As a college student at Texas A&M University I supported myself as a photographer, an experience which ultimately is to blame for this becoming my vocation. My photographic partner-in-crime was Dave Einsel whom ultimately left A&M when offered a full-time position shooting for the local newspaper. In short-order he moved to The Houston Chronicle where he quickly rose through the ranks to the position of photo editor. We stayed in touch while I worked to make a name for myself in Los Angeles by-way-of New York and have maintained a friendship over the years. Dave lives in the Houston area.
It was during one of our typical “the grass is always greener” phone conversations when we were lamenting the benefits that the other’s job description offered when it occurred to us that it would be interesting to juxtapose our work against one another’s. Dave’s work was held to very specific journalistic standards of objectivity and presenting a scene as an unaltered truth, while I had become a part of the Hollywood dream-machine where the only directive was to incorporate any means necessary to achieve the desired result.
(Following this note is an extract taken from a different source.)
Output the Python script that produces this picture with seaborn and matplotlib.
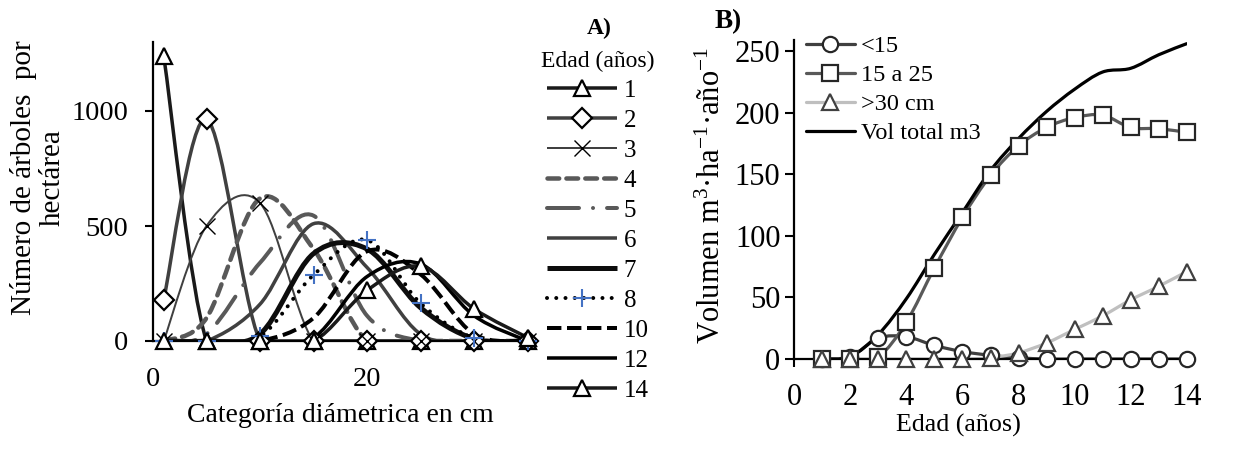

In that moment the seed for what was to become The Absolute Truth & Nothing But Lies was sewn.
I wrote a proposal and positioned my image of a model with a hand gun against his image of a young man in a Colombian morgue, I paired his gritty image of human remains as a result of genocide against an elegant nude I shot in the studio of a woman embracing a skeleton. After making several parings along these lines the presentation took the form of a small book which I customized for Catherine Hastedt, the curator of the J. Wayne Stark Galleries at Texas A&M.
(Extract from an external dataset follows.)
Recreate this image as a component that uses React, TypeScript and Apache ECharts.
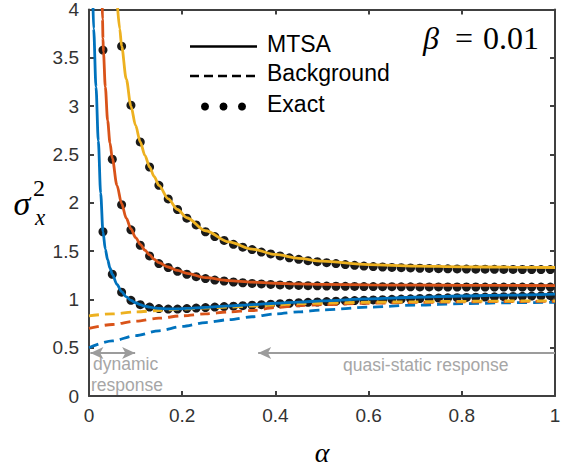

Shortly after it was delivered we heard back with the offer of an exhibition. Our timing wasn’t great as the Memorial Student Center that houses the Stark Galleries was in the middle of a massive remodel and the galleries had been moved to temporary quarters. We opted to postpone the exhibit until we could have it shown in the newly renovated space.
We quickly realized the challenges inherent in curating a cohesive show with 1500 miles between us as well as one that would serve as a valid portrayal of each of our own aesthetics while maintaining meaningful communication between our collective archives. Since the images that would be presented as diptychs were shot without that function in mind it forced both Dave and myself to view our own work in a different light when introduced to various couplings.
After a couple of trips to Texas to confer with Catherine and her staff and to get a feel for the space itself we ultimately curated what could be considered three separate shows. In the main gallery the heart of the exhibit was a series of diptychs composed of an image by each of us. Each of the component images was subject to it’s own interpretation but when the pairings were viewed as a single statement each image served to inform the viewer to aspects of the other thus expanding the visual conversation. In that manner and the fact that interpretation was totally subjective to the viewer’s personal baggage, it felt that the exhibit’s interactive component was heightened. In two smaller spaces we each mounted a traditional solo show to define our personal visual languages in an effort to help inform the patrons of our intentions in choosing the pairings we presented.
Prior to the informal discussion during the opening reception both Dave and I were invited to speak to some of the photography classes on campus. We accepted that opportunity with some gravity as we were both reminded of impact that visiting photographers such as Peter Gowland had on us when we were students and the incite into the business that only comes from personal interaction.
The exhibit was well-received; By that mean that it was well attended and created some controversy as was evidenced by comments in the guest book that ranged from high praise to utter disdain. I always prefer a comment with a strong opinion, good or bad, to a luke warm or polite response. I maintain that art that fails to illicit an emotional response of any degree or direction is usually forgotten and therefore ceases to exist in a meaningful way.
The entire experience was amazing, we got to catch up with a lot of friends that we haven’t seen in years. Pat O’Malley who took a chance and hired both Dave and myself for our first staff positions visited from St. Louis, we got to witness how the campus has changed or stayed the same, depending on your frame of reference. We visited a few old haunts, among them the old Aggieland darkroom which for me will always be hallowed ground. In more idealistic times it served as our clubhouse, classroom, crash pad, office, hide-out and far too often…our primary residence.